# [INSTRUCTIONS TO FOLLOW]
The lines from the top of the material below through the line containing "prevalence', 'Life expectancy']" are to be printed exactly, with pictures omitted.

# [DATA]
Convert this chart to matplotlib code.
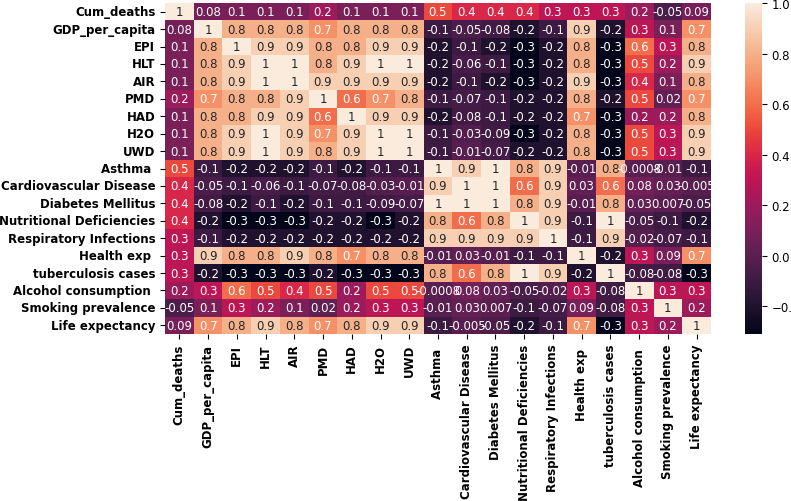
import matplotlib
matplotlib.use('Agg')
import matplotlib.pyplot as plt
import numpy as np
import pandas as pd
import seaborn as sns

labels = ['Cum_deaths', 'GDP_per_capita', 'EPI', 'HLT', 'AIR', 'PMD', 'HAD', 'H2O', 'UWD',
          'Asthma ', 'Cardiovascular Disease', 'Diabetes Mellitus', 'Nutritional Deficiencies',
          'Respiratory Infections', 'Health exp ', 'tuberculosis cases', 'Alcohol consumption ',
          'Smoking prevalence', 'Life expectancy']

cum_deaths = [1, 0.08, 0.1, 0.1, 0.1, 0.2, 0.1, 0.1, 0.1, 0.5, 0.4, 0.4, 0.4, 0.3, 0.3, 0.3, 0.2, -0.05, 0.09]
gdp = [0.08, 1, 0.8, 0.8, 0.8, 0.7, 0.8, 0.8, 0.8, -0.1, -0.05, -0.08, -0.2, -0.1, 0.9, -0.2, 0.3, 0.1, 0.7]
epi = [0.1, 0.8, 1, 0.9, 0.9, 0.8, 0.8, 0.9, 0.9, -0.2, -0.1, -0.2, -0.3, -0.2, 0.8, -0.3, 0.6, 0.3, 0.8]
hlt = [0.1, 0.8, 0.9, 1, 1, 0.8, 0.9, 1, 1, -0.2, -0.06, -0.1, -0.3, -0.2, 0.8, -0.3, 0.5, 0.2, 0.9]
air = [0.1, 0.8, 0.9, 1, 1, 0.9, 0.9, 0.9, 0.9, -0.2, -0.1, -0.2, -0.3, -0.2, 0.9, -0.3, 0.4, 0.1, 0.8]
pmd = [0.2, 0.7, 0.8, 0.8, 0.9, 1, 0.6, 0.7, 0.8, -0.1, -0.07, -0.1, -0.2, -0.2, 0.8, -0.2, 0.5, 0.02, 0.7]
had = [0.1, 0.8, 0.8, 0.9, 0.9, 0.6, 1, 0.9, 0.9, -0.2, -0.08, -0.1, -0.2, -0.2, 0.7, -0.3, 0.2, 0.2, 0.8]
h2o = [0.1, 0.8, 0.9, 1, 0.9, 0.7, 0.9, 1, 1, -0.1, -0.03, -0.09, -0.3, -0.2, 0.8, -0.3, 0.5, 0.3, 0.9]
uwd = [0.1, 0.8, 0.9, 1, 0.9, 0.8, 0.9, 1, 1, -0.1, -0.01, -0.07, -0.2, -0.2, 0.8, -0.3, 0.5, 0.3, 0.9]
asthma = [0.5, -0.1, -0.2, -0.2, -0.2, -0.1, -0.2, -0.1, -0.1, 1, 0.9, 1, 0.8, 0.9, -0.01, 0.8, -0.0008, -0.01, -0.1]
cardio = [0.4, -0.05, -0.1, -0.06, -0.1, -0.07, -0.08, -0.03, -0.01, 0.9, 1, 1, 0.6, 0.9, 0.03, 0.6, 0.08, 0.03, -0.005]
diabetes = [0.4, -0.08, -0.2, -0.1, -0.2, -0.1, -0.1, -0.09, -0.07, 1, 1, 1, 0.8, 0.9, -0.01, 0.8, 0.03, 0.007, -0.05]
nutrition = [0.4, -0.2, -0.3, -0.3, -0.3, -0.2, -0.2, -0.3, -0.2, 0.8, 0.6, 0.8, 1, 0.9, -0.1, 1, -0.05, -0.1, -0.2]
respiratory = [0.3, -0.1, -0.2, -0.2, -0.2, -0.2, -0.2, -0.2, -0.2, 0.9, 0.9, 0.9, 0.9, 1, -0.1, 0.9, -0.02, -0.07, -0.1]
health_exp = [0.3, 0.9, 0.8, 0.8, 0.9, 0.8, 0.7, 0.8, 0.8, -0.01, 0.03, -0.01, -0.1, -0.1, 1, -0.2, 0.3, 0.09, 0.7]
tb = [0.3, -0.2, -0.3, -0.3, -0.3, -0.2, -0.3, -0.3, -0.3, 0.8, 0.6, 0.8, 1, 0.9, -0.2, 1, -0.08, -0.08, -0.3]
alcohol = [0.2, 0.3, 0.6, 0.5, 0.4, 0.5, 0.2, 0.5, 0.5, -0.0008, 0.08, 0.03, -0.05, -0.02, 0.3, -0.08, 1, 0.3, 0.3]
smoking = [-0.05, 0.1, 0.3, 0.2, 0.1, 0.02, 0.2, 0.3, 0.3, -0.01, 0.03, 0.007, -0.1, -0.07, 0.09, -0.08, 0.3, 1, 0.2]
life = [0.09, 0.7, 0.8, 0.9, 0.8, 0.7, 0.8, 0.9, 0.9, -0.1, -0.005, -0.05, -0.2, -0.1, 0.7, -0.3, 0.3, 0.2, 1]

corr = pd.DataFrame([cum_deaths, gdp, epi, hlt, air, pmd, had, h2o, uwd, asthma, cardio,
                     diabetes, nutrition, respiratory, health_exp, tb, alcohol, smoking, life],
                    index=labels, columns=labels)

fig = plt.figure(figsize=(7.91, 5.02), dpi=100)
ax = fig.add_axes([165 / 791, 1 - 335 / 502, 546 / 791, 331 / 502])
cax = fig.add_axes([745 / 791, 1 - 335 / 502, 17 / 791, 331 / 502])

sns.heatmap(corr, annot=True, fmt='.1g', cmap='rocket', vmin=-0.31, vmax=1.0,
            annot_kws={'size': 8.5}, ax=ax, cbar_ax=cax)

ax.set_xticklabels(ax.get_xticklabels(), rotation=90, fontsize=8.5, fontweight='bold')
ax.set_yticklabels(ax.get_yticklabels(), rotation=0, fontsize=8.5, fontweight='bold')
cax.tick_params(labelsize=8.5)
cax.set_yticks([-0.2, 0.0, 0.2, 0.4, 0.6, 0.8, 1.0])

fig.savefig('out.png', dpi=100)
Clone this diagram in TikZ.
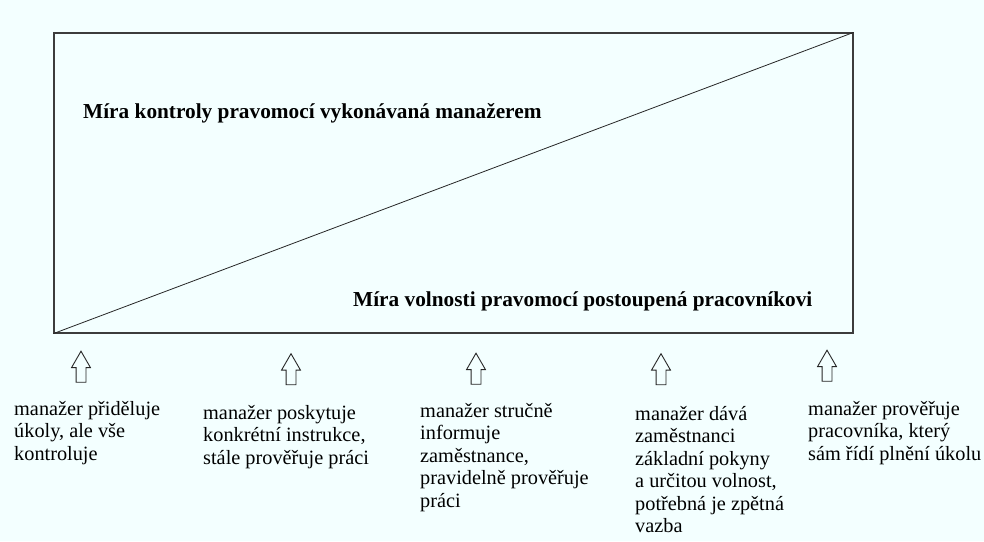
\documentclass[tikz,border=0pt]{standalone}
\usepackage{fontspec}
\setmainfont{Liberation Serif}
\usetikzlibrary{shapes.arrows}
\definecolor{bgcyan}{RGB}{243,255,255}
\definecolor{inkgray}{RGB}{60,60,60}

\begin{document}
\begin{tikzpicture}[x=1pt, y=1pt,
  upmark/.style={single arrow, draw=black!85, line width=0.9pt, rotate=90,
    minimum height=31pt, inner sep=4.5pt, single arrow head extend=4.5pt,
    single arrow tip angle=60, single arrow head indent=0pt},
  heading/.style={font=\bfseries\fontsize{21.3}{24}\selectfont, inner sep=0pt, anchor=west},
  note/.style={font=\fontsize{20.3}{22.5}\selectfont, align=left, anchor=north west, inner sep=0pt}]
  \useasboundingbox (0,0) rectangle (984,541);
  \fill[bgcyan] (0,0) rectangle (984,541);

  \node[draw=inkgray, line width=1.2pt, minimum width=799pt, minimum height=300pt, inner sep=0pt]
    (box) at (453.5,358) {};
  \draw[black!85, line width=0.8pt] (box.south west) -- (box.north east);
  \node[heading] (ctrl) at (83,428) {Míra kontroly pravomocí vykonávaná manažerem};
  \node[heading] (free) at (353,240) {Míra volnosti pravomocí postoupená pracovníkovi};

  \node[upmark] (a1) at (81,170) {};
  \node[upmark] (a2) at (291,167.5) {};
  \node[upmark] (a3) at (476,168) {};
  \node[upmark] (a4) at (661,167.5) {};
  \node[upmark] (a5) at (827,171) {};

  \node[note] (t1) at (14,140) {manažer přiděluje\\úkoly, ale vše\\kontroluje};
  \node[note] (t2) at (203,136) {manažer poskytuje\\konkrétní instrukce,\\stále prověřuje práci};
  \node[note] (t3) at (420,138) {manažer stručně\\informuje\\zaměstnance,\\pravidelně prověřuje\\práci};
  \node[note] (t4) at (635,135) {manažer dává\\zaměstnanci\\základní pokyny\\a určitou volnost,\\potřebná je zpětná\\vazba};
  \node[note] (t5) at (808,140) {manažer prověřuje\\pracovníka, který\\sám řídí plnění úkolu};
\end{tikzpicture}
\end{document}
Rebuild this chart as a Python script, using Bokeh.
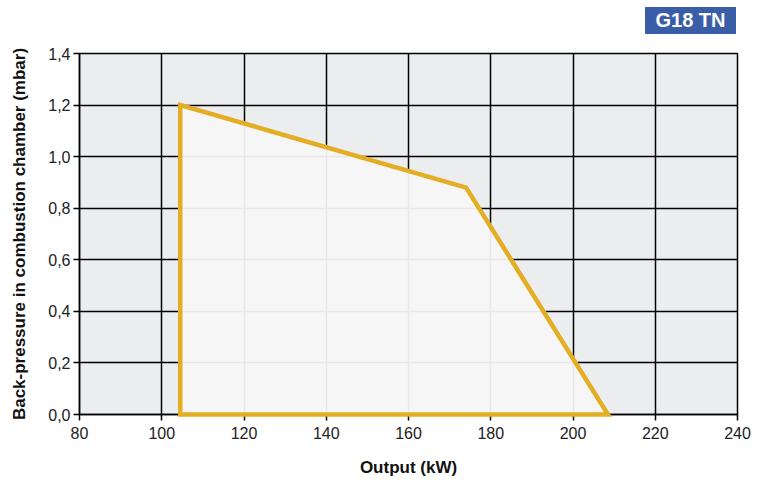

# [WRITTEN SOLUTION]
Convert this chart to matplotlib code.
import matplotlib
matplotlib.use('Agg')
import matplotlib.pyplot as plt
import numpy as np
import pandas as pd
import seaborn as sns

labels = ['Cum_deaths', 'GDP_per_capita', 'EPI', 'HLT', 'AIR', 'PMD', 'HAD', 'H2O', 'UWD',
          'Asthma ', 'Cardiovascular Disease', 'Diabetes Mellitus', 'Nutritional Deficiencies',
          'Respiratory Infections', 'Health exp ', 'tuberculosis cases', 'Alcohol consumption ',
          'Smoking prevalence', 'Life expectancy']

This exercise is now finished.